Canada's Condominium Magazine
They say nothing can stop an idea whose time has come. Ideas come fast and furious in our wired world, and thanks to the sheer power of billions of connected consumers around the globe, ideas can sweep the planet in the click of a smartphone button. One idea currently blazing hot is Airbnb. It’s the San Francisco-based peer-to-peer room-booking company that started almost by accident and now rivals the big hotel chains in market value: Airbnb is reportedly worth $10 billion today. It operates in 34,000 cities around the world and claims to have more than 1 million listings. More than 25 million guests have booked rooms since 2008. The founders of Airbnb are listed as billionaires by Forbes magazine.
The appeal of staying in someone else’s home is simple: travelers who use Airbnb can find nice accommodations where they can live like a local, for less than they would pay at a hotel. A quick check of Toronto properties available on Airbnb shows a price range of $59–$109 per night. Renters save money. Meanwhile, the people who rent out their space can make money. Instead of leaving the condo or house empty while the owner goes away for a few weeks, he or she can rent it out, conceivably taking in more than the cost of the getaway. Or owners can rent out empty bedrooms on an ongoing basis, being there to keep an eye on things as strangers come and go through their homes. What’s not to love?

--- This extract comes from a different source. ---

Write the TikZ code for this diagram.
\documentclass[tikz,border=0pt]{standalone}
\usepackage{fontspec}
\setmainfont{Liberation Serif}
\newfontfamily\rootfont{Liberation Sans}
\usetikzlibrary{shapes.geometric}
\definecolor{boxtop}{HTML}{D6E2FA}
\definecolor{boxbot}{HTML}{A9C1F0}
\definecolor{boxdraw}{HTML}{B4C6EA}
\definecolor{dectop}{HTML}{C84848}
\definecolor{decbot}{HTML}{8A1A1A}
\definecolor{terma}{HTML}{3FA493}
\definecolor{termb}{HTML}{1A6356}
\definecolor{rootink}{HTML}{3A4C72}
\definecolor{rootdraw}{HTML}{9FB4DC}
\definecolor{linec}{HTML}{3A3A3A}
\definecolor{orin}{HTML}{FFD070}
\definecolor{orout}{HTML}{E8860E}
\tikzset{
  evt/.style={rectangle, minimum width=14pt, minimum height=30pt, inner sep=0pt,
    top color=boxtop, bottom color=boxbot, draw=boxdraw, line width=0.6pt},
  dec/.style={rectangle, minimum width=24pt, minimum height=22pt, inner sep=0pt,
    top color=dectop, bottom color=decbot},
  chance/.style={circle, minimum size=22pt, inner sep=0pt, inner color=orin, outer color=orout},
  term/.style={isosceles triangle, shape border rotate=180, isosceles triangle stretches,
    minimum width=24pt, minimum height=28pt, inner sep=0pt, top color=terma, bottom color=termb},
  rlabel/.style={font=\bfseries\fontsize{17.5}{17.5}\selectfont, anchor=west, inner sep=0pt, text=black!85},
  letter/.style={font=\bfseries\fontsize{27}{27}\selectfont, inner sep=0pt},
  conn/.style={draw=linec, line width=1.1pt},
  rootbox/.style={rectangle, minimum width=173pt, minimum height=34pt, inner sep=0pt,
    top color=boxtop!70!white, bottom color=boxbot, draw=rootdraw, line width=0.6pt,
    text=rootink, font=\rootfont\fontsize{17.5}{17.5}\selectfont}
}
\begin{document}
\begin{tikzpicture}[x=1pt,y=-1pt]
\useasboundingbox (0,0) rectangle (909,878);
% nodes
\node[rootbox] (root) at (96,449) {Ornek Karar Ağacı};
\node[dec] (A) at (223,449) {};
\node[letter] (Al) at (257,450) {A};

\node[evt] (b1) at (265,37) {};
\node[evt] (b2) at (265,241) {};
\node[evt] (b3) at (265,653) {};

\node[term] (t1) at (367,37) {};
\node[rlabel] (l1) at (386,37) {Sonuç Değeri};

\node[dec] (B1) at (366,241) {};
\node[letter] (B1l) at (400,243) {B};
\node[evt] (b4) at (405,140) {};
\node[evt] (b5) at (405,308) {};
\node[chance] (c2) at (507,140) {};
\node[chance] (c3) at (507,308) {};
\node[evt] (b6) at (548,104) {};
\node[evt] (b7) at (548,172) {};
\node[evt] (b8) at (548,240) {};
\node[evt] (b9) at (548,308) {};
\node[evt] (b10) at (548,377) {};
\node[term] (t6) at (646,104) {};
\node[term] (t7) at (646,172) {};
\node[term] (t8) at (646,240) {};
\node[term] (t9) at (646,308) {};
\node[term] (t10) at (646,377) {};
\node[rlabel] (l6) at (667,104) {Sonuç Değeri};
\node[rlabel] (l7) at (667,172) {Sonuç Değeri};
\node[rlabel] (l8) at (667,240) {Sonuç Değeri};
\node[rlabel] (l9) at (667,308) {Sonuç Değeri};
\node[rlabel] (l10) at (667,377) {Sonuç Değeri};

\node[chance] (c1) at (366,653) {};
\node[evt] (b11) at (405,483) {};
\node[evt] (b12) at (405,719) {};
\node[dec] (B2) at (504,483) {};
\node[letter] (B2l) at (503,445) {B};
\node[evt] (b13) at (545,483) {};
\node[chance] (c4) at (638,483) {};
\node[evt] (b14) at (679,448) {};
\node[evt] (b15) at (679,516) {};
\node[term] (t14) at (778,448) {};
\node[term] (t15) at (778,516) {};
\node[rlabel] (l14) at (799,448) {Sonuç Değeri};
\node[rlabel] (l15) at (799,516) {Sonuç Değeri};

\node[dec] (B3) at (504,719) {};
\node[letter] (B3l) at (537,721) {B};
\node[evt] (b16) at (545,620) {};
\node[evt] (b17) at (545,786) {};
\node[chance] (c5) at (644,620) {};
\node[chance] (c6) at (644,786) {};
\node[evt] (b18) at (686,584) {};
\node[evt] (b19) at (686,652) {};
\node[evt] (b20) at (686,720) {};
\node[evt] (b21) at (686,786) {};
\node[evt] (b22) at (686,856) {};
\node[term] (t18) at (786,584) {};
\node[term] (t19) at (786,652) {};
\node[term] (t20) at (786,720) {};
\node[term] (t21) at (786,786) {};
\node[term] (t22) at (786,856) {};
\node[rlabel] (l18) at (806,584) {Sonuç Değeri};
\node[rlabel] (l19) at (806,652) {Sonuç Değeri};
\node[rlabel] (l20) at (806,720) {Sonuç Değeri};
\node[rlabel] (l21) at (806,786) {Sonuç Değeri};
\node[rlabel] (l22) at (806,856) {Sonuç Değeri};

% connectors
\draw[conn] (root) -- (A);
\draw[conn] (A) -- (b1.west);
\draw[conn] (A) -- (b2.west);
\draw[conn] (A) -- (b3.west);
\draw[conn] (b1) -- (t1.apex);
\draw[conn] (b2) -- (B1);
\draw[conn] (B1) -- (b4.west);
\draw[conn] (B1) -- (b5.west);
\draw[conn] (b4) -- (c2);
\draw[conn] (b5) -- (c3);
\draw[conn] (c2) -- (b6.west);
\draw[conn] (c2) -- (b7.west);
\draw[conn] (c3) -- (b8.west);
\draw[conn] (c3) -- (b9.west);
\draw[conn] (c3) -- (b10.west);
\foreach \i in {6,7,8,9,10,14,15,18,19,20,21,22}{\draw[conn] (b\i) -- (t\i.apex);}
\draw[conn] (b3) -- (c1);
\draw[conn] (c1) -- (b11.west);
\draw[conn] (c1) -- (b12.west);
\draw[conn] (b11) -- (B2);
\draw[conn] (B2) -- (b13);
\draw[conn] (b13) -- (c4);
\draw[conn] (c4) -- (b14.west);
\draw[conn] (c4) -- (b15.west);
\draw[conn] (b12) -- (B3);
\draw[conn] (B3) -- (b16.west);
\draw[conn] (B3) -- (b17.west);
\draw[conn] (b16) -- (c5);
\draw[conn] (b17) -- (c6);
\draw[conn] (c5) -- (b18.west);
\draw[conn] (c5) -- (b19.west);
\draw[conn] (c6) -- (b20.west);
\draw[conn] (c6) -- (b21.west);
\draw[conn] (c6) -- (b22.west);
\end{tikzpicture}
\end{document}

Of course there is opposition to Airbnb from some quarters. The hotel industry is understandably less than welcoming of the competition, which it says has an unfair advantage. The hospitality industry is highly regulated: Airbnb is not. Hotels and regulated bed and breakfasts pay taxes that, at the moment, Airbnb users do not. Some cities, including New York and Montreal, have enacted laws that forbid apartment renters and condo owners from renting out their homes for short periods. As of now, there are no such laws against the short-term rental of one’s home in Toronto.
Airbnb has generated its share of the usual horror stories. One California man rented out his home through Airbnb for a month, but when he returned, the renter refused to leave, forcing the owner to take costly legal action to have him evicted. Others have reported their property ransacked by guests (including axe marks in the doors), disputes over payments, apartments used for illegal activities (drugs, prostitution) and more. These types of behaviour, however, are also seen in the mainstream hotel business. A certain percentage of people out there will always break the law and be just plain crazy. Airbnb advises that owners do a bit of background checking on potential renters, such as checking for positive reviews by previous owners. Renters can do the same, finding out whether the place is as advertised.

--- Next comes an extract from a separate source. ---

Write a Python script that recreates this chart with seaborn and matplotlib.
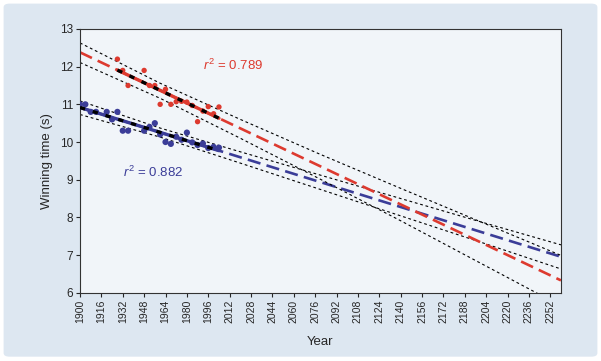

Toronto condo owners who are interested in getting in on the Airbnb action should check first with their condo corporation. It may be against the corporation’s rules to rent your condo for a short term. That situation is in a state of flux, according to lawyer Jason Rivalt. He wrote in the Law Times that more and more condo corporations are including “explicit permissions” for short-term rentals, because of new businesses like Airbnb. The openness to short-term rentals also makes the condos more marketable, something developers want.
There is conflict here too, however. Lawyer Rivalt said that condo owners contact him “every week” with complaints about short-term renters having a negative effect on their buildings. Excessive wear and tear on common elements is one complaint he hears a lot; security concerns are another.
Anyone considering renting out a condo or any other space should take appropriate measures with their insurance to cover the added risk. Insurance companies do not like it when something occurs that is not covered in a policy. They will almost certainly deny any claim made as a result of a stranger’s actions in the policy-holder’s home. If a guest started a fire in a condo, for example, the owner would be liable. Airbnb does offer its own coverage (up to $900,000) for damage or missing items, but not personal liability.
So check with the condo corporation that short-term rentals are allowed, and make sure you have the right insurance coverage. It could be the beginning of some beautiful relationships.